SMSU professors discuss history of voting rights, and challenges today

Photo by Deb Gau During Wednesday’s event, SMSU students stopped by a table with voting information. SMSU student organizations and Campus Compact shared how college students can register to vote.

MARSHALL — Ensuring the right of Americans to vote, regardless of their skin color, was a key part of the Civil Rights movement of the 1960s. But the push to protect voting rights didn’t end there, Southwest Minnesota State University professors said. Legislation and Supreme Court decisions on voting rights continue to have a big impact even today.

“It will have significant influence on our democratic life,” said Doug Simon, one of the panelists speaking at a voting rights presentation Wednesday. Professors went over the changing history of voting rights in the U.S., from the framing of the Constitution up to today.

The event was organized as a change from the Martin Luther King Day events originally planned at SMSU this week. This year, King’s family requested that no MLK Day celebrations be held without the passage of voting rights legislation.

“Dr. King was fully committed to voting rights,” said Jeff Kolnick, one of the panelists at Wednesday’s event.

Over the nation’s history, Americans have held different beliefs about who should have the right to vote, said panelist Joan Gittens.

“Now, we tend to think about it almost as a sacred thing,” Gittens said. But it wasn’t always the case. The framers of the U.S. Constitution were concerned about “mob rule,” Gittens said.

While at first it was mainly property owners who voted, attitudes changed and states gradually started removing voting restrictions, Gittens said. By the late 1820s, “It’s wide open for everyone who is adult, white and male, and then the line stops,” she said.

The fight for voting rights for different groups continued from the 1860s onward. The 15th Amendment gave Black Americans the right to vote. But in practice, Black citizens continued to face obstacles ranging from violence to poll taxes and literacy tests meant to keep them from voting, Gittens said. Women got voting rights in 1920. Native Americans received full U.S. citizenship and the right to vote in 1924.

Gittens said the next big push for voting rights came during the 1960s Civil Rights movement. The Voting Rights Act of 1965 prohibited voting practices that were used to discriminate against Black people.

However, Simon said recent decisions by the Supreme Court have weakened the U.S.’s power to stop voter discrimination.

Simon talked about the Supreme Court’s decisions in a couple of important cases. In 2013, the Supreme Court struck down part of the Voting Rights Act — specifically, the formula that helps determine whether certain jurisdictions can change their voting rules without getting clearance that the changes don’t discriminate against minorities. And last year, the Supreme Court ruled that two voting policies in Arizona — one that prohibits ballot collection and one that rejects ballots cast in the wrong precincts — did not violate the Voting Rights Act.

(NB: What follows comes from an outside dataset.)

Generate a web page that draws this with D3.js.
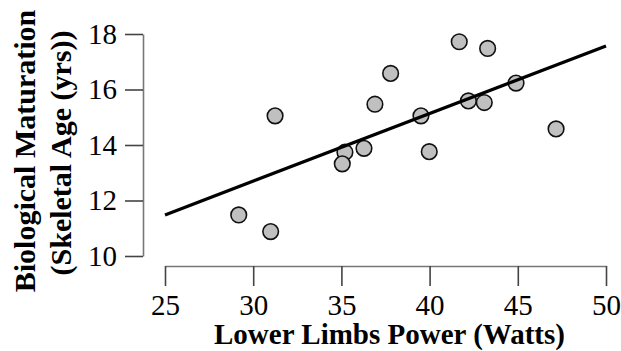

Simon said a bill in Congress, the John Lewis Voting Rights Act, would help restore parts of the 1965 Voting Rights Act if it was passed. Another bill, the Freedom to Vote Act, includes provisions for early voting, mail ballots, same-day voter registration and more.

Kolnick and fellow panelist Tom Williford said changes in the country’s increasingly partisan political rhetoric could also affect American democracy and voting.

Kolnick said a great thing about the U.S. was the belief that a person could be loyal to the nation while disagreeing with the government.

“It used to be that we kind of understood you win some, you lose some,” Kolnick said. Now, he said, “This idea of legitimate opposition is at risk.”